Die Pressemitteilung wurde zeitnah herausgegeben, um Anwürfe gegen das Ministeramt, das Ministerium für Inneres und Sport als oberste Kommunalaufsicht und beider Ansehen in der Öffentlichkeit abzuwehren.

11. Durch wen wurde die Pressemitteilung erstellt? Wieso war sie bereits vor dem Versand durch das Ministerium auf der Facebook-Seite des Ministers veröffentlicht worden und wurden dazu Ressourcen des Ministeriums genutzt?

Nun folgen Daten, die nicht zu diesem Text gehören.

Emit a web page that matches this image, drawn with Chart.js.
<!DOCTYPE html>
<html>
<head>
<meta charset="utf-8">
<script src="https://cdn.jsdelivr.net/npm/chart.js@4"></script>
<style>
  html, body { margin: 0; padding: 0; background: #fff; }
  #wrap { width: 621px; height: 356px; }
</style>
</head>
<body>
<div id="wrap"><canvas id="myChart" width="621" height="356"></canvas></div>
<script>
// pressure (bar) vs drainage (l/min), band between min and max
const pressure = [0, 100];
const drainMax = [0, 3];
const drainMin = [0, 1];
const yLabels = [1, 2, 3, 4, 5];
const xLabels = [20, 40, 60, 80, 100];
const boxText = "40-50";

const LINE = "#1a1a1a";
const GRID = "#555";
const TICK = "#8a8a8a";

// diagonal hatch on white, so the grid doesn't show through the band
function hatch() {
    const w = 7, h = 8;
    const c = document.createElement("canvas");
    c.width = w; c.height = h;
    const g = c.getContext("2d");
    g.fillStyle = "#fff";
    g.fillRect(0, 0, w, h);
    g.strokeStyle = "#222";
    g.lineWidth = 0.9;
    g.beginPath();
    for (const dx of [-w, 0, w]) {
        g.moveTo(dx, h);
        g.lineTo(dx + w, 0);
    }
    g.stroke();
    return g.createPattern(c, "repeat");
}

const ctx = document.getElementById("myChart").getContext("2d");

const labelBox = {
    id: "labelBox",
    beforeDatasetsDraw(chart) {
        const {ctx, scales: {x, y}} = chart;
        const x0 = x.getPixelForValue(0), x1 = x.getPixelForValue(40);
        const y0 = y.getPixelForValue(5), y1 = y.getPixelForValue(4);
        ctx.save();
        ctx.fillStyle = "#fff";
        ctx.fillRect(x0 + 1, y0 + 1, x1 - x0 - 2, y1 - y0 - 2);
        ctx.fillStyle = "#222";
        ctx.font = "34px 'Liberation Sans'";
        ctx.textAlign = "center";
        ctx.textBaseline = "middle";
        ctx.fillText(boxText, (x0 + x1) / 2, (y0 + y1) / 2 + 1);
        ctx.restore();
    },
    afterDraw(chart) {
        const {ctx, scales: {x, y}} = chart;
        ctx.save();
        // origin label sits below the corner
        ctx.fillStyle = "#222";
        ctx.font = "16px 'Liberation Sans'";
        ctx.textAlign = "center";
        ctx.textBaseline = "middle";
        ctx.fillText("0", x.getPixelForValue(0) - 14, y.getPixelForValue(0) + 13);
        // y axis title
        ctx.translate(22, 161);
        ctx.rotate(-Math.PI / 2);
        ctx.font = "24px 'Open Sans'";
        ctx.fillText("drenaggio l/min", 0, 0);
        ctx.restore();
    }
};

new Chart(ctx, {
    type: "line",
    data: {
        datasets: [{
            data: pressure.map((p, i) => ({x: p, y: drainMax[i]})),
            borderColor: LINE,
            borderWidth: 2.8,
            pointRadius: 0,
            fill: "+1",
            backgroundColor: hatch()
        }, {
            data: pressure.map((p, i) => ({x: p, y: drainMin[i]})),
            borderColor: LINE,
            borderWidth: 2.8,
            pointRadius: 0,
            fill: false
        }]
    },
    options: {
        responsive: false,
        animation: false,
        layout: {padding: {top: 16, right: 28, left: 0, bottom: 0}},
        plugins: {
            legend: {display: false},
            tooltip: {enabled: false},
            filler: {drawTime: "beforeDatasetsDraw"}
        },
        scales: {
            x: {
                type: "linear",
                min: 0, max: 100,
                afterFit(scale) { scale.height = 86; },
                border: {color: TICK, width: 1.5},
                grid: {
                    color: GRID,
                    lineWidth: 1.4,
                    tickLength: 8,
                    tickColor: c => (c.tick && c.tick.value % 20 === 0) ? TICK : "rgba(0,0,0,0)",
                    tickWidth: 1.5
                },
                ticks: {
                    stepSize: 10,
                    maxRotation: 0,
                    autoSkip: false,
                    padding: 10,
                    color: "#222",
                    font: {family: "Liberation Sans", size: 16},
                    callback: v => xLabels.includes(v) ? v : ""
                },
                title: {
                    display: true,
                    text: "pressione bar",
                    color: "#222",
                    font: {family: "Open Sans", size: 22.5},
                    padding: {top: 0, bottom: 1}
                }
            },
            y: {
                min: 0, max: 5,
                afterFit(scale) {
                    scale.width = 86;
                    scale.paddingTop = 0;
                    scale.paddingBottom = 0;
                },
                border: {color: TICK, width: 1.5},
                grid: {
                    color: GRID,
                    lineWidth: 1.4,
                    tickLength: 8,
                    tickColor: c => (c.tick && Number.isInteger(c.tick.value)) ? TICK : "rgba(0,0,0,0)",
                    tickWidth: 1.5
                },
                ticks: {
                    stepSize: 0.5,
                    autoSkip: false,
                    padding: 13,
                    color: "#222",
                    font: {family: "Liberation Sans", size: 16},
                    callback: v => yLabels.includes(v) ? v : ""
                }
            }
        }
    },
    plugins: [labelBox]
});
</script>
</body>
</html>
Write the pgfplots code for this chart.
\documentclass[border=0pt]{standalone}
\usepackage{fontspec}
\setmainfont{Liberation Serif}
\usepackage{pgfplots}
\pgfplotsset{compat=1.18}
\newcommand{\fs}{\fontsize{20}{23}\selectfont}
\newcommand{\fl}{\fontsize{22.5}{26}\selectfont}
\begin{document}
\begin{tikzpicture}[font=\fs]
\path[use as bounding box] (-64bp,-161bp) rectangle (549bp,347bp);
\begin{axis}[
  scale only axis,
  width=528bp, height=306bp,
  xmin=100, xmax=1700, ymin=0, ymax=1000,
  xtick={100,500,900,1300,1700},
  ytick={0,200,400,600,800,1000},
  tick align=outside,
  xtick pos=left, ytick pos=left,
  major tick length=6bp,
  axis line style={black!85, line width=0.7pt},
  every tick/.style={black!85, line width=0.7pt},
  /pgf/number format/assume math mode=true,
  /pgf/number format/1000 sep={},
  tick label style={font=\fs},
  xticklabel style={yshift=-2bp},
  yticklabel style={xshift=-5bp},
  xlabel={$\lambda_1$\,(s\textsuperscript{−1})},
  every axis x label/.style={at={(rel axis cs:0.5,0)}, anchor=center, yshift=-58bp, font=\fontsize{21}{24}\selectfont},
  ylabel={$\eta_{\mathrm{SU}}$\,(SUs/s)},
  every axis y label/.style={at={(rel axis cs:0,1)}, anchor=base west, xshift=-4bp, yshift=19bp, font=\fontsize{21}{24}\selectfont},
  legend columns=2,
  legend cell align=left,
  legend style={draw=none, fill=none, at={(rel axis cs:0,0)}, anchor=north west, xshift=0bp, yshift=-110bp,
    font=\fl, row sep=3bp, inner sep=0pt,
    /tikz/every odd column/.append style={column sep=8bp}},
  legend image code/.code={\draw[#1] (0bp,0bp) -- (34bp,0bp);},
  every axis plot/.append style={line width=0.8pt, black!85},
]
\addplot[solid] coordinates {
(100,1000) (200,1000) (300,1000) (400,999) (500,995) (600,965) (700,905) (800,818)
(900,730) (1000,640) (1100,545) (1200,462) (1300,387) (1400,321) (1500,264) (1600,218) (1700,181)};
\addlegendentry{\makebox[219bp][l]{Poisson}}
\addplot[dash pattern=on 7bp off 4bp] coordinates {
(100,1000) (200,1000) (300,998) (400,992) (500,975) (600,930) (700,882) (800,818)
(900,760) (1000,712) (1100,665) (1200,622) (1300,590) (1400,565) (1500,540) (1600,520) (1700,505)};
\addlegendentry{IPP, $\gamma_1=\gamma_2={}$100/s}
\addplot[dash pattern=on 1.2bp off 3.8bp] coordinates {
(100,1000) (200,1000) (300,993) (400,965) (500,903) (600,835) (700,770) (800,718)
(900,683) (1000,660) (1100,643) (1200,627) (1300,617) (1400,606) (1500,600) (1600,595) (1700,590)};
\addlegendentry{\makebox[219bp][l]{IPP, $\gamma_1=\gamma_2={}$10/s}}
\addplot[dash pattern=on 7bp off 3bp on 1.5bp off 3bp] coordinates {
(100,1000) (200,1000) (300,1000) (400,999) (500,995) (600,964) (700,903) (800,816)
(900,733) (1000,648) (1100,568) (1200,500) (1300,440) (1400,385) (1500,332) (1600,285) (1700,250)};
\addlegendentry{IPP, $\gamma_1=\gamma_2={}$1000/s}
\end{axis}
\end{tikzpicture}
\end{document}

Mit der Erstellung der Pressemitteilung waren Minister Stahlknecht und der Pressesprecher des Ministeriums für Inneres und Sport befasst. Die Pressemitteilung wurde nach deren Fertigstellung dem Wahlkreisbüro des Abgeordneten Stahlknecht zur Veröffentlichung zur Verfügung gestellt und von dort auf dessen Facebook-Seite eingestellt.

12. Inwiefern ist die o. g. Pressemitteilung geeignet, die in Rede stehenden Sachverhalte klarzustellen, da sie diese gar nicht benennt, sondern nur darüber informiert, dass der Minister einen Journalisten angezeigt hat?

Das Ministerium für Inneres und Sport sieht die veröffentlichte Pressemitteilung als geeignet an, die Öffentlichkeit über das Vorliegen wahrheitswidriger Behauptungen zu informieren, ohne diese selbst zu wiederholen.

13. Auf welcher rechtlichen Grundlage sieht sich das Ministerium zu diesem staatlichen Informationshandeln berechtigt (vgl. Osho-Rechtsprechung des BVerfG), insbesondere da nicht die in Rede stehenden Sachverhalte richtigstellt werden, sondern lediglich über die Strafanzeige informiert wird?

Die Pressefreiheit und die Rolle der Medien als sogenannte vierte Gewalt sind unverzichtbarer Bestandteil unseres demokratischen Gemeinwesens. Die Berichterstattung der Medien ist – wie jede Meinungsäußerung von Bürgern auch – der rechtsstaatlichen Kontrolle durch die deutschen Gerichte unterworfen. So ist sichergestellt, dass Journalisten nicht wahrheitswidrige Behauptungen über Personen oder Behörden veröffentlichen dürfen. Das Ministerium für Inneres und Sport ist berechtigt, über wahrheitswidrige Behauptungen über den Minister und das Ministerium für Inneres und Sport zu informieren.

14. Wie bewertet die Landesregierung die o. g. Pressemitteilung mit Blick auf mögliche Grundrechtseingriffe durch die Veröffentlichung des Ministeriums (Behörde) in die Grundrechte des betroffenen Journalisten, insbesondere vor dem Hintergrund, dass anhand der Pressemitteilung nicht nachvollziehbar ist, weshalb Strafanzeige gegen den Journalisten gestellt wurde?

Es wird auf die Antwort auf Frage 13 verwiesen.